The second year of Forward Together looks to add three bus lines to our Frequent Service network, with buses arriving every 15 minutes or more often for most of the day, every day. Plans also call for three new bus lines and changes to 27 other bus lines.

To learn more about all of the proposed changes, visit trimet.org/betterbus.

Improving MAX reliability with a night bus network

TriMet has the second-shortest overnight maintenance period of any transit agency in the United States that operates light rail. That’s despite just 2% of MAX riders making trips after midnight. In late summer/early fall of 2023, an average of just over 1,200 trips were taken across all MAX lines between midnight and the start of service shortly before 4 a.m.

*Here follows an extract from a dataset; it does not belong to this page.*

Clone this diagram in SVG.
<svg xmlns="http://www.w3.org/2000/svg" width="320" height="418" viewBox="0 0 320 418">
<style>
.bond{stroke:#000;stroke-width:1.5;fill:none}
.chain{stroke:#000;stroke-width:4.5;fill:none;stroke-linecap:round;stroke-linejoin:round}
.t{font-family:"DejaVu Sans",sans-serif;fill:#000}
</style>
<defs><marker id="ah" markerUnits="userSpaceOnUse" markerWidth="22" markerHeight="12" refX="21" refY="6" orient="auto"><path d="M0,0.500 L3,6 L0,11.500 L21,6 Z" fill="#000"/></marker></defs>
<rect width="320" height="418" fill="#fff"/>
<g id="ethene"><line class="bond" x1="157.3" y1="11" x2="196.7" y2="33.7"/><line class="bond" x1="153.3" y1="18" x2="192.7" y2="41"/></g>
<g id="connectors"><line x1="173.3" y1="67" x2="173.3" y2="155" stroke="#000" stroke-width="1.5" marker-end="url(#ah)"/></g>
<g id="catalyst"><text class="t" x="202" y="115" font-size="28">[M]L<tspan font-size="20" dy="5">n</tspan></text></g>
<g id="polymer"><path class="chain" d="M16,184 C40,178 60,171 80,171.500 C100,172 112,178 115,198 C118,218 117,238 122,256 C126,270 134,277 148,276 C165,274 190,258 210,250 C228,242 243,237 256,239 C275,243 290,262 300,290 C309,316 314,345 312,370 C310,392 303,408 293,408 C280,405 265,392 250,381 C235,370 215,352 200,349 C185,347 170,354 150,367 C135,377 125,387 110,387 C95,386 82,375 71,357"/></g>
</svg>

Providing late night transit service on buses along the MAX lines would extend our light rail maintenance period, reducing the need to disrupt MAX service during the day in order to accomplish critical rail improvements and reduce unplanned disruptions as well. A longer period of downtime on the MAX system would also allow maintenance teams to perform more thorough cleaning and detailing work aboard our trains after hours.  While the overnight window differs by MAX line, there is currently only a 47-minute period when no trains are running anywhere on the system.

We’re modeling the proposed MAX night bus network after the existing Line 291-Orange night bus. Line 291 was established in 2015 to provide more service from Downtown Portland to Milwaukie while at the same time giving crews a window to perform work on MAX tracks.

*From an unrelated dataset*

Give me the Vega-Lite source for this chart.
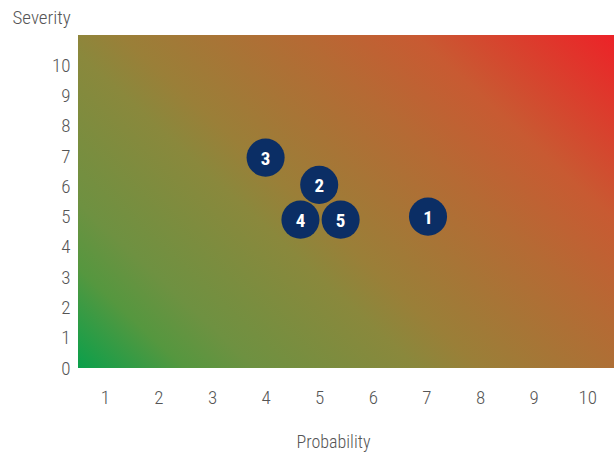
{
  "$schema": "https://vega.github.io/schema/vega-lite/v6.json",
  "width": 536,
  "height": 333,
  "autosize": "none",
  "padding": {"left": 78, "top": 35, "right": 0, "bottom": 85},
  "background": "white",
  "config": {
    "view": {
      "stroke": null,
      "fill": {
        "gradient": "linear",
        "x1": 0, "y1": 1, "x2": 1.15, "y2": 0.23,
        "stops": [
          {"offset": 0, "color": "#0aa04b"},
          {"offset": 0.12, "color": "#55973f"},
          {"offset": 0.2, "color": "#6e9141"},
          {"offset": 0.38, "color": "#8a883c"},
          {"offset": 0.45, "color": "#9a7f38"},
          {"offset": 0.65, "color": "#b56a34"},
          {"offset": 0.78, "color": "#c85a32"},
          {"offset": 1, "color": "#ec2328"}
        ]
      }
    },
    "axis": {
      "grid": false, "domain": false, "ticks": false,
      "labelFont": "Roboto Condensed, Liberation Sans Narrow, DejaVu Sans Condensed, sans-serif",
      "labelFontSize": 19, "labelColor": "#555555", "labelFontWeight": 300,
      "titleFont": "Roboto Condensed, Liberation Sans Narrow, DejaVu Sans Condensed, sans-serif",
      "titleFontSize": 18, "titleColor": "#555555", "titleFontWeight": 300
    }
  },
  "data": {
    "values": [
      {"id": "1", "probability": 7.03, "severity": 5.0},
      {"id": "2", "probability": 5.0, "severity": 6.05},
      {"id": "3", "probability": 4.0, "severity": 6.95},
      {"id": "4", "probability": 4.65, "severity": 4.9},
      {"id": "5", "probability": 5.4, "severity": 4.9}
    ]
  },
  "encoding": {
    "x": {
      "field": "probability", "type": "quantitative",
      "scale": {"domain": [0.5, 10.5], "nice": false, "zero": false},
      "axis": {"values": [1,2,3,4,5,6,7,8,9,10], "title": "Probability", "labelPadding": 20, "titlePadding": 26,
        "titleX": 255, "titleAlign": "center"}
    },
    "y": {
      "field": "severity", "type": "quantitative",
      "scale": {"domain": [0, 11], "nice": false},
      "axis": {"values": [0,1,2,3,4,5,6,7,8,9,10], "title": "Severity", "labelPadding": 8,
        "titleAngle": 0, "titleX": -66, "titleY": -18, "titleAlign": "left", "titleBaseline": "middle", "titleFontSize": 19}
    }
  },
  "layer": [
    {"mark": {"type": "circle", "size": 1450, "opacity": 1, "color": "#0b2e65"}},
    {"mark": {"type": "text", "color": "white", "fontSize": 19, "fontWeight": "bold", "font": "Roboto Condensed, Liberation Sans Narrow, Roboto, sans-serif", "baseline": "middle", "dy": 1},
     "encoding": {"text": {"field": "id"}}}
  ]
}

Similar to Line 291, the night buses would replace trips after midnight on the MAX Blue, Red and Yellow lines. For the Blue Line, its shuttle buses would be split between two separate segments due to its length — a Blue Line East, between Cleveland Ave in Gresham and Goose Hollow, and Blue Line West, between Hatfield Government Center in Hillsboro and the Rose Quarter Transit Center. This will help buses stay on schedule and give operators more opportunities for breaks. A MAX Green Line night bus is not needed because the Green Line already has a nearly five-hour overnight work window. Additionally, service between Milwaukie and Downtown Portland would be added to the Line 291-Orange Night Bus, which currently offers only southbound service to Milwaukie.

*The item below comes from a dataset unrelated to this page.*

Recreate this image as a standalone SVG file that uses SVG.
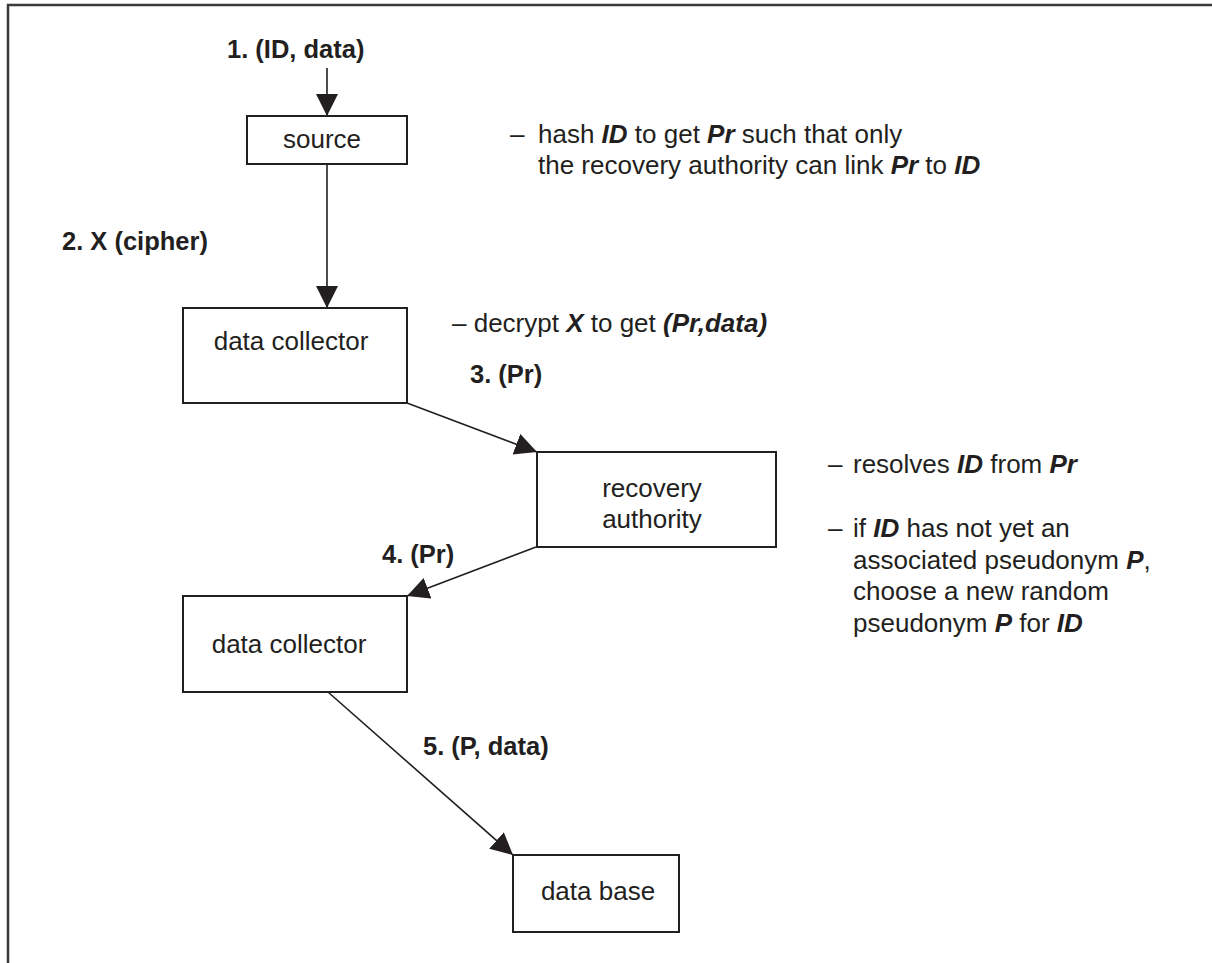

Skidmore Fountain: streamlining service

The best transit system designs strike the right balance between speed and convenience in order to maximize ridership and serve the community. With this in mind, TriMet has examined ways to speed up service, including the removal of some MAX stations in Downtown Portland.

In 2019, TriMet conducted a station optimization study to determine whether the closure of four downtown stations could improve efficiency and retain convenience. TriMet identified the Kings Hill/SW Salmon, Mall/SW 4th Ave, Mall/SW 5th Ave and Skidmore Fountain MAX stations as the best candidates for consolidation. While the other stations have already closed, Skidmore Fountain, which is only two blocks from the Old Town/Chinatown MAX Station—or 500 feet—underwent a multi-year review. TriMet is moving to close the station in fall 2025 as it has not met the two conditions identified to remain open: 1) ridership did not increase at the station and 2) development in the area did not occur. In addition to the Old Town/Chinatown Station being just two blocks away, the Oak/SW 1st Ave Station is also close by, just four blocks to the south.

Evaluations following the closures of the Mall and Kings Hill/SW Salmon stations found time savings of two minutes, which we hope to further improve with Skidmore’s closure.